# [Goal of the exercise]
Render the material again word for word, skipping the pictures in it.
++++++++
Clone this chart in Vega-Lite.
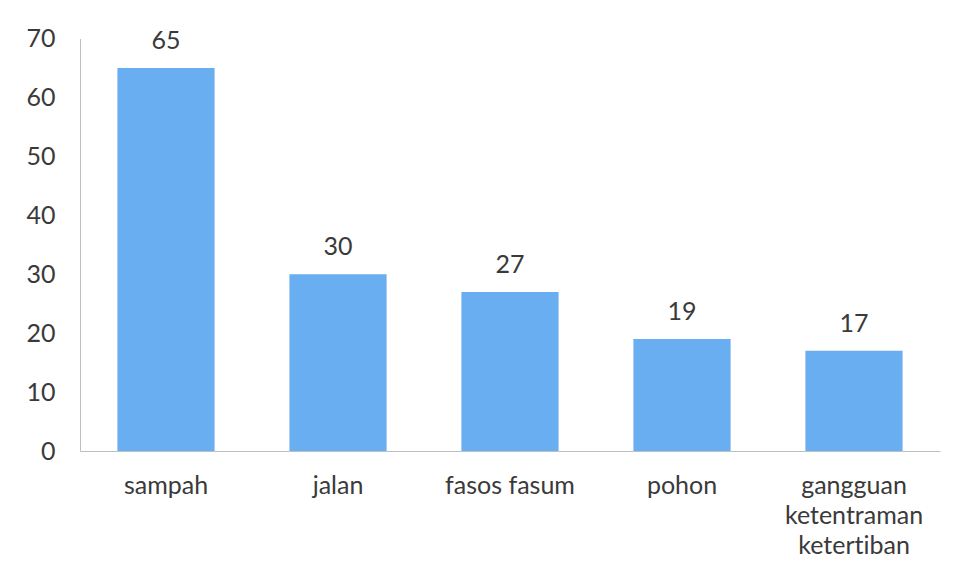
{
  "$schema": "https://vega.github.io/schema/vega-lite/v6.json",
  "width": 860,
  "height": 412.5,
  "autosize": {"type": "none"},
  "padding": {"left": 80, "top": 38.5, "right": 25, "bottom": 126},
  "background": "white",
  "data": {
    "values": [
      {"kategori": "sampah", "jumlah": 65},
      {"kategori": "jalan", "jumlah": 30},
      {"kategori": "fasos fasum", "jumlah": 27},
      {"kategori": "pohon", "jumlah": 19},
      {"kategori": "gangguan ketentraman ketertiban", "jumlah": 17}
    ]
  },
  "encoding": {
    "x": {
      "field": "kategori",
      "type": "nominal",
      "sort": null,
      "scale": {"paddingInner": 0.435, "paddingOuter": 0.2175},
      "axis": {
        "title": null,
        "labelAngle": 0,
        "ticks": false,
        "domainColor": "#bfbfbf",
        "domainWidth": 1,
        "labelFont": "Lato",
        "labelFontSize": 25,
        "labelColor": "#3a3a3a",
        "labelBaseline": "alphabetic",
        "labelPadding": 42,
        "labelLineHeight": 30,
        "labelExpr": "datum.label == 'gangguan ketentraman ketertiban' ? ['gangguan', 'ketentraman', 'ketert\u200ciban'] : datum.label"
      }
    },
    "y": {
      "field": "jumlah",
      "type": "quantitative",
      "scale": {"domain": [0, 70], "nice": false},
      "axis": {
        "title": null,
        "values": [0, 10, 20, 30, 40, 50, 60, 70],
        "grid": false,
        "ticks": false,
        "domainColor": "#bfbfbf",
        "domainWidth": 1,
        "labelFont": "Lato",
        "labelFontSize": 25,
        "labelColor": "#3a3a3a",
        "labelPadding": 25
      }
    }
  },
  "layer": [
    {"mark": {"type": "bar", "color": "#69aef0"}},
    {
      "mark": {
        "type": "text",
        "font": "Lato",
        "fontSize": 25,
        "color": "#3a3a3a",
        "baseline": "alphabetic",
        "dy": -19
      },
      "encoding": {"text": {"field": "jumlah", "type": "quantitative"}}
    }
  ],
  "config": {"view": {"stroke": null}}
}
++++++++
# [Result of the task]
Clone this chart in Vega-Lite.
{
  "$schema": "https://vega.github.io/schema/vega-lite/v6.json",
  "width": 860,
  "height": 412.5,
  "autosize": {"type": "none"},
  "padding": {"left": 80, "top": 38.5, "right": 25, "bottom": 126},
  "background": "white",
  "data": {
    "values": [
      {"kategori": "sampah", "jumlah": 65},
      {"kategori": "jalan", "jumlah": 30},
      {"kategori": "fasos fasum", "jumlah": 27},
      {"kategori": "pohon", "jumlah": 19},
      {"kategori": "gangguan ketentraman ketertiban", "jumlah": 17}
    ]
  },
  "encoding": {
    "x": {
      "field": "kategori",
      "type": "nominal",
      "sort": null,
      "scale": {"paddingInner": 0.435, "paddingOuter": 0.2175},
      "axis": {
        "title": null,
        "labelAngle": 0,
        "ticks": false,
        "domainColor": "#bfbfbf",
        "domainWidth": 1,
        "labelFont": "Lato",
        "labelFontSize": 25,
        "labelColor": "#3a3a3a",
        "labelBaseline": "alphabetic",
        "labelPadding": 42,
        "labelLineHeight": 30,
        "labelExpr": "datum.label == 'gangguan ketentraman ketertiban' ? ['gangguan', 'ketentraman', 'ketert\u200ciban'] : datum.label"
      }
    },
    "y": {
      "field": "jumlah",
      "type": "quantitative",
      "scale": {"domain": [0, 70], "nice": false},
      "axis": {
        "title": null,
        "values": [0, 10, 20, 30, 40, 50, 60, 70],
        "grid": false,
        "ticks": false,
        "domainColor": "#bfbfbf",
        "domainWidth": 1,
        "labelFont": "Lato",
        "labelFontSize": 25,
        "labelColor": "#3a3a3a",
        "labelPadding": 25
      }
    }
  },
  "layer": [
    {"mark": {"type": "bar", "color": "#69aef0"}},
    {
      "mark": {
        "type": "text",
        "font": "Lato",
        "fontSize": 25,
        "color": "#3a3a3a",
        "baseline": "alphabetic",
        "dy": -19
      },
      "encoding": {"text": {"field": "jumlah", "type": "quantitative"}}
    }
  ],
  "config": {"view": {"stroke": null}}
}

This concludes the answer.